How can you avoid habituation, the habit of getting used to things?
The First Secret of Design… Noticing
By noticing the little details, the invisible problems in the everyday things around us, Fadell says we can fix them and improve the user experience.
One of the “invisible problems” he shared in his talk was the story of Mary Anderson and how she invented the windshield wiper.
In 1902, Anderson was traveling in a streetcar in New York City. It was a cold, wet, snowy day. Anderson noticed the streetcar driver opening the window and leaning out in the rain to clear the windshield of the snow.
When he opened the window, cold air came inside, making everyone uncomfortable.
There had to be a better way to keep the driver safe and passengers warm. And as she sat in her seat, Anderson began sketching the first windshield wiper.

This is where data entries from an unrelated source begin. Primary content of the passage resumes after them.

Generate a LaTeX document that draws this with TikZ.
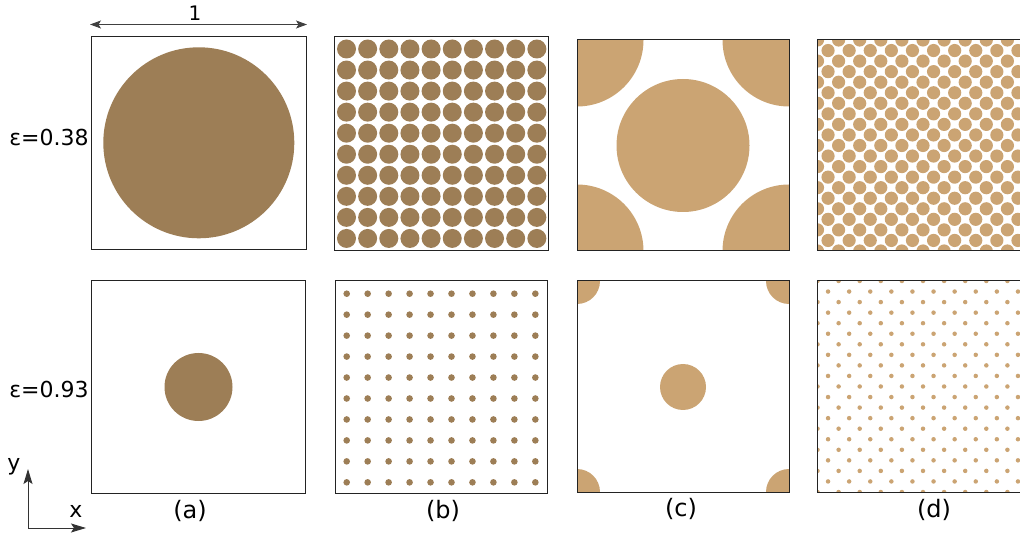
\documentclass[tikz,border=0pt]{standalone}
\usepackage{fontspec}
\setmainfont{DejaVu Sans}
\usetikzlibrary{arrows.meta}
\definecolor{darkporous}{RGB}{157,126,86}
\definecolor{lightporous}{RGB}{203,164,115}
\definecolor{framegray}{RGB}{35,35,35}
\begin{document}
\begin{tikzpicture}[x=1pt,y=-1pt,
  frame/.style={draw=framegray, line width=1pt},
  darkgrain/.style={fill=darkporous},
  lightgrain/.style={fill=lightporous},
  lbl/.style={font=\fontsize{22}{26}\selectfont, inner sep=0pt},
  panellbl/.style={font=\fontsize{24}{28}\selectfont, inner sep=0pt},
  arr/.style={-{Stealth[length=15pt,width=9pt,inset=3pt]}, line width=1pt, draw=black!80, fill=black},
  dimarr/.style={{Stealth[length=11pt,width=8pt,inset=2.5pt]}-{Stealth[length=11pt,width=8pt,inset=2.5pt]}, line width=1pt, draw=black!75}]
\useasboundingbox (0,0) rectangle (1020,534);

% ---------- (a) ----------
\fill[darkgrain] (198.8,142.8) circle[radius=95.5];
\draw[frame] (91.5,36.5) rectangle (306,250);
\fill[darkgrain] (198.5,387) circle[radius=34];
\draw[frame] (91.5,281) rectangle (305,493);

% ---------- (b) ----------
\foreach \i in {0,...,9}{
  \foreach \j in {0,...,9}{
    \fill[darkgrain] (346.5+21.15*\i, 49+21.05*\j) circle[radius=9.5];
  }
}
\draw[frame] (334.5,36.5) rectangle (548.5,250.5);
\foreach \i in {0,...,9}{
  \foreach \j in {0,...,9}{
    \fill[darkgrain] (346.7+20.96*\i, 293.7+20.96*\j) circle[radius=3.3];
  }
}
\draw[frame] (335,281) rectangle (547.5,493.5);

% ---------- (c) ----------
\begin{scope}
  \clip (577,40) rectangle (789,251);
  \fill[lightgrain] (683,145.5) circle[radius=66.5];
  \foreach \p in {(577,40),(789,40),(577,251),(789,251)}{
    \fill[lightgrain] \p circle[radius=66.5];
  }
\end{scope}
\draw[frame] (577,40) rectangle (789,251);
\begin{scope}
  \clip (577,281) rectangle (789,492);
  \fill[lightgrain] (683,387) circle[radius=23];
  \foreach \p in {(577,281),(789,281),(577,492),(789,492)}{
    \fill[lightgrain] \p circle[radius=23];
  }
\end{scope}
\draw[frame] (577,281) rectangle (789,492);

% ---------- (d) ----------
\begin{scope}
  \clip (817.5,40) rectangle (1020,251);
  \foreach \i in {0,...,10}{
    \foreach \j in {0,...,10}{
      \fill[lightgrain] (817.5+21.1*\i, 40+21.1*\j) circle[radius=6.6];
    }
  }
  \foreach \i in {0,...,9}{
    \foreach \j in {0,...,9}{
      \fill[lightgrain] (828.05+21.1*\i, 50.55+21.1*\j) circle[radius=6.6];
    }
  }
\end{scope}
\draw[frame] (1030,40) -- (817.5,40) -- (817.5,251) -- (1030,251);
\begin{scope}
  \clip (817.5,281) rectangle (1020,492);
  \foreach \i in {0,...,10}{
    \foreach \j in {0,...,10}{
      \fill[lightgrain] (817.5+21.1*\i, 281+21.1*\j) circle[radius=2.25];
    }
  }
  \foreach \i in {0,...,9}{
    \foreach \j in {0,...,9}{
      \fill[lightgrain] (828.05+21.1*\i, 291.55+21.1*\j) circle[radius=2.25];
    }
  }
\end{scope}
\draw[frame] (1030,281) -- (817.5,281) -- (817.5,492) -- (1030,492);

% ---------- labels ----------
\node[lbl] (eps1) at (49,137) {ε=0.38};
\node[lbl] (eps2) at (49,389) {ε=0.93};
\node[panellbl] (la) at (190,511) {(a)};
\node[panellbl] (lb) at (443,511) {(b)};
\node[panellbl] (lc) at (681,509) {(c)};
\node[panellbl] (ld) at (934,510) {(d)};

% ---------- dimension arrow ----------
\coordinate (dimL) at (90,24.5);
\coordinate (dimR) at (307,24.5);
\draw[dimarr] (dimL) -- (dimR);
\node[font=\fontsize{20}{24}\selectfont, inner sep=0pt] (one) at (195,13.5) {1};

% ---------- axes ----------
\coordinate (O) at (28,528);
\coordinate (Ytip) at (28,469);
\coordinate (Xtip) at (86,528);
\draw[arr] (O) -- (Ytip);
\draw[arr] (O) -- (Xtip);
\node[lbl] (ylab) at (14,467) {y};
\node[lbl] (xlab) at (76,511) {x};
\end{tikzpicture}
\end{document}
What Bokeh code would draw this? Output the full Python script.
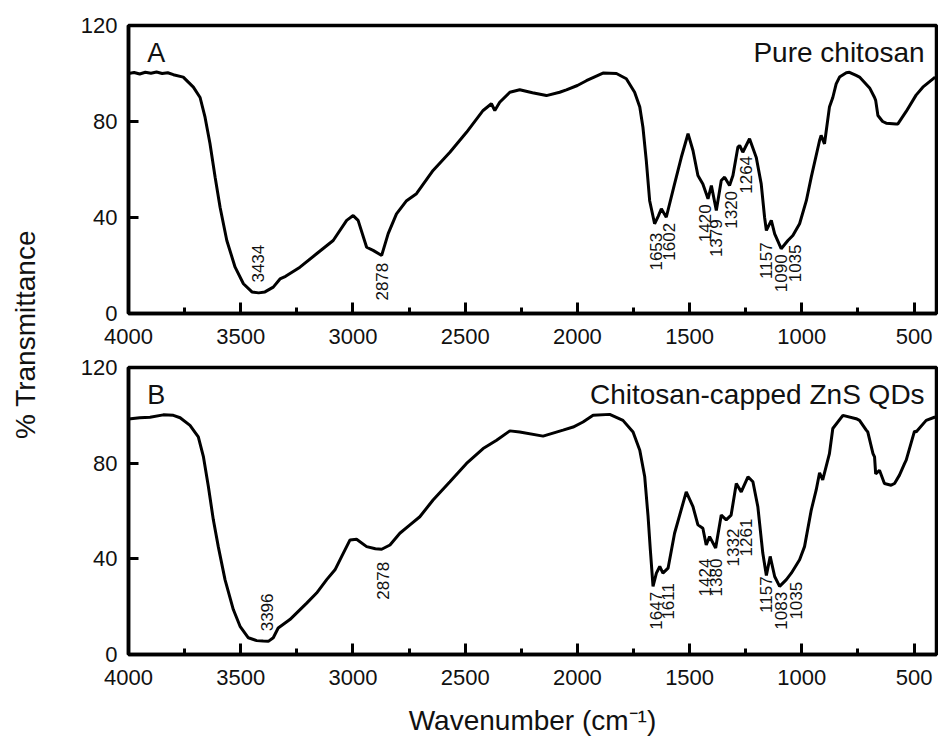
from math import pi
from bokeh.plotting import figure
from bokeh.models import Range1d, FixedTicker, Label, ColumnDataSource
from bokeh.layouts import row, column
from bokeh.embed import file_html
from bokeh.resources import INLINE
from bokeh.core.properties import value

FONT = "Liberation Sans"
INK = "#111111"

# ---------------- data: panel A (pure chitosan) ----------------
wn_A = [4000, 3975, 3950, 3925, 3900, 3875, 3850, 3825, 3800, 3756, 3711, 3681, 3659, 3637,
        3614, 3592, 3562, 3525, 3488, 3450, 3420, 3392, 3355, 3325, 3300, 3236, 3162,
        3088, 3028, 2999, 2977, 2939, 2910, 2872, 2843, 2806, 2761, 2717, 2643, 2568,
        2494, 2420, 2383, 2368, 2346, 2301, 2257, 2200, 2138, 2079, 2049, 2000, 1960,
        1886, 1826, 1782, 1745, 1722, 1708, 1693, 1678, 1656, 1640, 1626, 1604, 1567,
        1537, 1507, 1485, 1463, 1441, 1418, 1403, 1381, 1359, 1344, 1322, 1307, 1285,
        1277, 1263, 1233, 1203, 1181, 1166, 1158, 1136, 1121, 1092, 1062, 1040, 1010,
        980, 958, 921, 914, 899, 877, 862, 847, 832, 802, 788, 758, 743, 698, 676, 671,
        661, 640, 624, 580, 572, 535, 491, 461, 406]
t_A = [100.0, 100.4, 99.8, 100.5, 100.1, 100.6, 100.0, 100.3, 99.5, 98.5, 94.3, 90.0, 81.8, 70.8,
       56.8, 44.3, 30.4, 19.3, 12.4, 9.0, 8.6, 9.0, 11.0, 14.4, 15.5, 19.3, 24.9,
       30.4, 38.8, 40.8, 38.8, 27.6, 26.3, 24.2, 33.3, 41.5, 47.0, 49.9, 59.6, 67.2,
       75.5, 84.6, 87.4, 84.6, 88.0, 92.2, 93.2, 92.0, 90.8, 92.2, 93.2, 95.0, 97.0,
       100.2, 100.0, 97.8, 92.2, 86.0, 77.6, 63.7, 47.0, 37.4, 40.5, 43.6, 40.1, 54.0,
       65.1, 74.9, 67.9, 57.5, 54.0, 47.8, 53.3, 42.9, 55.4, 56.8, 53.3, 57.5, 69.3,
       70.0, 67.2, 72.8, 65.0, 54.0, 40.1, 34.6, 38.8, 33.2, 27.0, 30.4, 32.5, 37.4,
       47.0, 56.8, 72.1, 74.2, 70.7, 86.0, 90.0, 95.7, 98.5, 100.3, 100.5, 99.2, 98.5, 94.0, 90.0, 88.8,
       82.5, 80.0, 79.3, 79.0, 79.0, 84.2, 91.0, 94.3, 98.5]

peaks_A = ["3434", "2878", "1653", "1602", "1420", "1379", "1320", "1264", "1157", "1090", "1035"]
label_x_A = [3423, 2872, 1648, 1593, 1430, 1381, 1314, 1247, 1158, 1092, 1032]
label_y_A = [12.9, 5.4, 17.9, 22.0, 29.7, 23.5, 35.3, 49.9, 14.4, 8.9, 13.0]

# ---------------- data: panel B (chitosan-capped ZnS QDs) ----------------
wn_B = [4000, 3950, 3904, 3845, 3800, 3770, 3726, 3689, 3666, 3644, 3622, 3600, 3570, 3533,
        3503, 3466, 3429, 3400, 3377, 3355, 3333, 3281, 3206, 3162, 3117, 3080, 3050,
        3013, 2984, 2939, 2900, 2872, 2835, 2791, 2746, 2702, 2643, 2568, 2494, 2420,
        2360, 2301, 2257, 2153, 2064, 2019, 1975, 1930, 1856, 1797, 1752, 1722, 1700,
        1685, 1675, 1663, 1648, 1633, 1619, 1596, 1567, 1515, 1485, 1463, 1441, 1426,
        1411, 1384, 1359, 1337, 1315, 1292, 1270, 1240, 1218, 1196, 1174, 1158, 1141,
        1121, 1099, 1069, 1047, 1010, 988, 958, 936, 921, 907, 877, 862, 817, 758, 743,
        713, 706, 683, 676, 671, 654, 632, 602, 587, 565, 542, 535, 498, 491, 446, 406]
t_B = [98.5, 99.0, 99.2, 100.2, 100.0, 99.0, 95.8, 91.0, 82.6, 70.1, 56.3, 45.1, 31.3, 18.8,
       11.8, 7.0, 5.8, 5.6, 5.5, 7.0, 11.1, 14.6, 21.5, 25.7, 31.3, 35.4, 41.0,
       47.9, 48.2, 45.1, 44.2, 44.0, 45.8, 50.7, 54.2, 57.6, 64.6, 72.2, 79.9, 86.1,
       89.6, 93.5, 93.0, 91.3, 93.8, 95.1, 97.2, 100.0, 100.4, 97.9, 93.0, 85.4, 74.3,
       57.6, 43.8, 28.5, 34.0, 36.8, 34.0, 36.1, 50.7, 68.0, 61.8, 54.2, 52.8, 45.8,
       49.3, 44.5, 58.3, 56.3, 58.3, 71.5, 68.0, 74.3, 72.2, 61.8, 42.4, 33.0, 41.0,
       32.6, 28.5, 31.3, 34.0, 39.6, 45.1, 60.4, 68.8, 76.0, 73.0, 84.0, 94.5, 100.0, 98.6, 97.9,
       93.8, 93.0, 84.0, 82.6, 75.5, 77.0, 71.5, 70.8, 71.5, 75.0, 79.9, 81.3, 93.4, 93.0, 97.9, 99.3]

peaks_B = ["3396", "2878", "1647", "1611", "1424", "1380", "1332", "1261", "1157", "1083", "1035"]
label_x_B = [3384, 2865, 1648, 1596, 1430, 1381, 1307, 1247, 1158, 1092, 1025]
label_y_B = [9.7, 22.9, 10.4, 14.6, 24.3, 24.3, 36.8, 41.0, 17.4, 10.4, 14.6]

x_ticks = [4000, 3500, 3000, 2500, 2000, 1500, 1000, 500]
x_minor = [3750, 3250, 2750, 2250, 1750, 1250, 750]
y_ticks = [0, 40, 80, 120]


def panel(wn, t, peaks, lx, ly, letter, title, height, top, bottom, xlabel):
    p = figure(width=870, height=height, x_range=Range1d(4000, 400), y_range=Range1d(0, 120),
               output_backend="svg", toolbar_location=None,
               min_border_left=60, min_border_right=2, min_border_top=top, min_border_bottom=bottom)
    p.background_fill_color = "white"
    p.border_fill_color = "white"
    p.xgrid.visible = False
    p.ygrid.visible = False
    p.outline_line_color = "black"
    p.outline_line_width = 3.5
    p.outline_line_alpha = 1.0

    src = ColumnDataSource(dict(x=wn, y=t))
    p.line("x", "y", source=src, line_color="black", line_width=3)

    lab = ColumnDataSource(dict(x=lx, y=ly, text=peaks))
    p.text("x", "y", text="text", source=lab, angle=pi / 2, text_align="left",
           text_baseline="middle", text_font=value(FONT), text_font_size="17px",
           text_color=INK)

    p.add_layout(Label(x=3917, y=108.5, text=letter, text_align="left", text_baseline="middle",
                       text_font=FONT, text_font_size="27px", text_color=INK))
    p.add_layout(Label(x=453, y=108.7, text=title, text_align="right", text_baseline="middle",
                       text_font=FONT, text_font_size="28px", text_color=INK))

    xa = p.xaxis[0]
    xa.ticker = FixedTicker(ticks=x_ticks, minor_ticks=x_minor)
    xa.axis_line_width = 3.5
    xa.major_tick_line_width = 3
    xa.minor_tick_line_width = 3
    xa.major_tick_in = 11
    xa.major_tick_out = 0
    xa.minor_tick_in = 6
    xa.minor_tick_out = 0
    xa.major_label_text_font = FONT
    xa.major_label_text_font_size = "22px"
    xa.major_label_text_color = INK
    xa.major_label_standoff = 15
    if xlabel:
        xa.axis_label = xlabel
        xa.axis_label_text_font = FONT
        xa.axis_label_text_font_size = "28px"
        xa.axis_label_text_font_style = "normal"
        xa.axis_label_text_color = INK
        xa.axis_label_standoff = 17

    ya = p.yaxis[0]
    ya.ticker = FixedTicker(ticks=y_ticks, minor_ticks=[])
    ya.axis_line_width = 3.5
    ya.major_tick_line_width = 3
    ya.major_tick_in = 10
    ya.major_tick_out = 0
    ya.minor_tick_in = 0
    ya.minor_tick_out = 0
    ya.major_label_text_font = FONT
    ya.major_label_text_font_size = "22px"
    ya.major_label_text_color = INK
    ya.major_label_standoff = 11
    return p


ptop = panel(wn_A, t_A, peaks_A, label_x_A, label_y_A, "A", "Pure chitosan", 353, 25, 40, None)
pbot = panel(wn_B, t_B, peaks_B, label_x_B, label_y_B, "B", "Chitosan-capped ZnS QDs", 385, 14, 83,
             "Wavenumber (cm\u207b\u00b9)")

YH = 738
yfig = figure(width=68, height=YH, x_range=Range1d(0, 68), y_range=Range1d(0, YH),
              output_backend="svg", toolbar_location=None, min_border=0,
              x_axis_location=None, y_axis_location=None)
yfig.outline_line_color = None
yfig.xgrid.visible = False
yfig.ygrid.visible = False
yfig.add_layout(Label(x=25, y=YH - 334, text="% Transmittance", angle=pi / 2,
                      text_align="center", text_baseline="middle", text_font=FONT,
                      text_font_size="28px", text_color=INK))

layout = row(yfig, column(ptop, pbot, spacing=0), spacing=0)

with open("out.html", "w") as f:
    f.write(file_html(layout, INLINE))
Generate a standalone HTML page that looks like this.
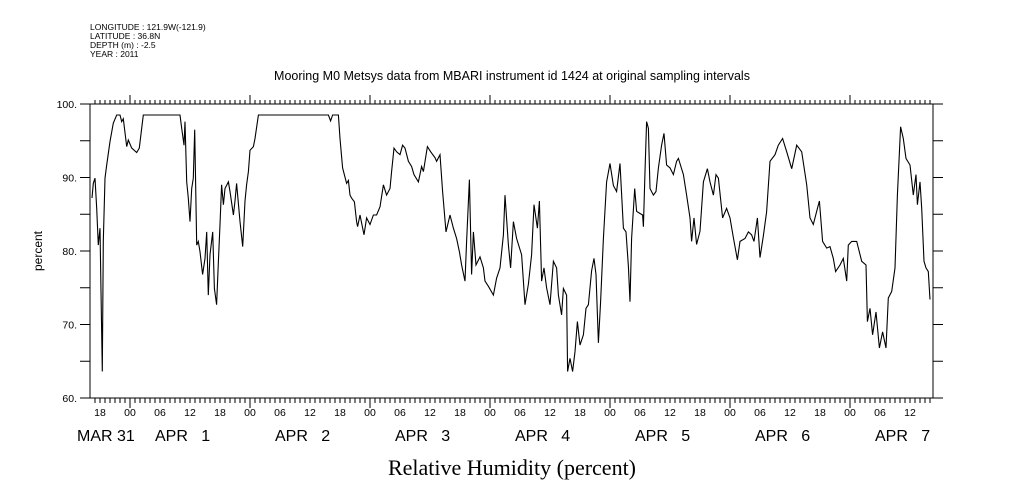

Fadell, who worked on the design of the iPod and founder of the Nest thermostat, shared tips for how designers can see and feel the invisible problems around us:
- Think broader: take a step back and look at everything. Can something be removed or combined?
- Look closer: look at the details, are they important? Or is it the way it’s always been done?
- Think younger: Have young people on your team, or people with young minds. Look at things as a beginner would.
Look at the everyday things around you, with the eyes of the beginner, the new customer. What can you do to improve their experience?